2. Treat users as customers, not recipients of charity

People in challenging situations must invest their time and limited resources to improve their lives. Our role as technologists is to provide the tools that empower them to do so. Treating them as customers, rather than objects of charity, promotes their sense of ownership and self-agency as they use the tools that we develop to achieve their own goals.

3. When it comes to data, rights, and privacy, first do no harm

Vulnerable groups served by social justice organizations-such as victims of human rights abuse, refugees, LGBT individuals, or survivors of gender-based violence-deserve the same kind of respect for their sensitive information as citizens of wealthy countries expect for theirs.
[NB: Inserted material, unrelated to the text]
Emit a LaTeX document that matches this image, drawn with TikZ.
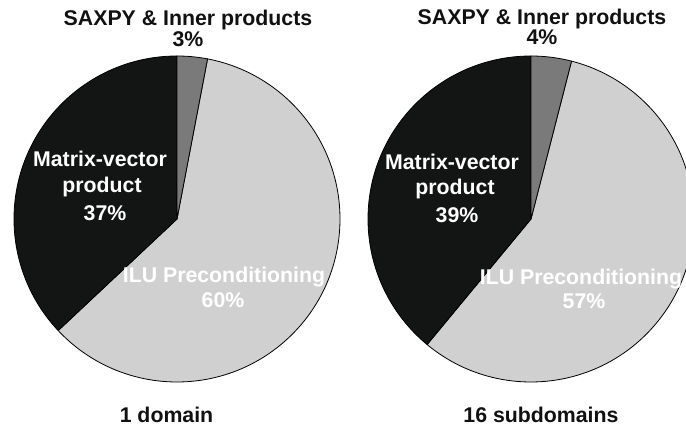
\documentclass[tikz,border=0pt]{standalone}
\usepackage{fontspec}
\setmainfont{Liberation Sans}
\definecolor{mvblack}{HTML}{131514}
\definecolor{saxgray}{HTML}{7A7A7A}
\definecolor{ilugray}{HTML}{D0D0D0}
\definecolor{txtblack}{HTML}{111111}
\tikzset{
  lbl/.style={anchor=base, inner sep=0pt, font=\bfseries\fontsize{21.3}{25}\selectfont},
  dark/.style={lbl, text=txtblack},
  light/.style={lbl, text=white},
  sector/.style={draw=black, line width=0.8pt, line join=round}
}
\begin{document}
\begin{tikzpicture}[x=1pt,y=1pt]
\useasboundingbox (0,0) rectangle (686,430);
\clip (0,0) rectangle (686,430);
% ---------- left pie: 1 domain ----------
\coordinate (cl) at (177,211);
\fill[ilugray, sector] (cl) -- ++(-136.8:163) arc[start angle=-136.8, end angle=79.2, radius=163] -- cycle;
\fill[mvblack, sector] (cl) -- ++(90:163) arc[start angle=90, end angle=223.2, radius=163] -- cycle;
\fill[saxgray, sector] (cl) -- ++(79.2:163) arc[start angle=79.2, end angle=90, radius=163] -- cycle;
\node[dark] (lt1) at (188,404) {SAXPY \& Inner products};
\node[dark] (lt2) at (188,383) {3\%};
\node[light] (lm1) at (100,263) {Matrix-vector};
\node[light] (lm2) at (102,237) {product};
\node[light] (lm3) at (105,209) {37\%};
\node[light] (li1) at (224,147) {ILU Preconditioning};
\node[light] (li2) at (223,122) {60\%};
\node[dark] (lb) at (166.5,7) {1 domain};
% ---------- right pie: 16 subdomains ----------
\coordinate (cr) at (531,211);
\fill[ilugray, sector] (cr) -- ++(-129.6:163) arc[start angle=-129.6, end angle=75.6, radius=163] -- cycle;
\fill[mvblack, sector] (cr) -- ++(90:163) arc[start angle=90, end angle=230.4, radius=163] -- cycle;
\fill[saxgray, sector] (cr) -- ++(75.6:163) arc[start angle=75.6, end angle=90, radius=163] -- cycle;
\node[dark] (rt1) at (542,405) {SAXPY \& Inner products};
\node[dark] (rt2) at (542,385) {4\%};
\node[light] (rm1) at (452,260) {Matrix-vector};
\node[light] (rm2) at (455,235) {product};
\node[light] (rm3) at (457,207) {39\%};
\node[light] (ri1) at (581,145) {ILU Preconditioning};
\node[light] (ri2) at (584,121) {57\%};
\node[dark] (rb) at (541,7) {16 subdomains};
\end{tikzpicture}
\end{document}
Having long supported human rights activists, we know the importance of confidentiality when working with victims and witnesses. For instance, Benetech’s Human Rights Program is focused on helping human rights practitioners, activists, and journalists uphold their commitments to protect and do no harm to the communities they serve. Our strong cryptography technology, Martus-a free, open source, secure information management tool-makes it easier for groups working with vulnerable populations keep the sensitive information they collect confidential.

4. Community and partnership are paramount

Technology only goes so far in creating social progress, but a galvanized community of partners and supporters who work together toward a greater good can generate lasting impact. Case in point: our accessible online library, Bookshare. Bookshare is the result of joint efforts of our partners in the education, technology, publishing, student, parent, and volunteer communities. Our technical tools by themselves don’t make change: it is these communities using our tools that create social good. As toolmakers, our ultimate impact is measured by what other people build with our tools.

In a world where the benefits of technology are still often limited to reaching the richest 1% or 5% of society, we are trilled to see a growing movement of engineers motivated to help humanity. As technologists with a focus on creating social good, we need to keep in mind principles of safety and ethics. While the context and the users may vary in each case, the principles of human-centered design and treating others as we would like to be treated remain the same. If we can keep these principles in mind, we can turn good ideas into proven solutions with lasting impact.

Jim Fruchterman is the Founder and CEO of Benetech, a Silicon Valley nonprofit technology company that develops software applications for users in the social sector. He is the recipient of numerous awards recognizing his work as a pioneering social entrepreneur, including the MacArthur Fellowship, Caltech’s Distinguished Alumni Award, the Skoll Award for Social Entrepreneurship, and the Migel Medal from the American Foundation for the Blind.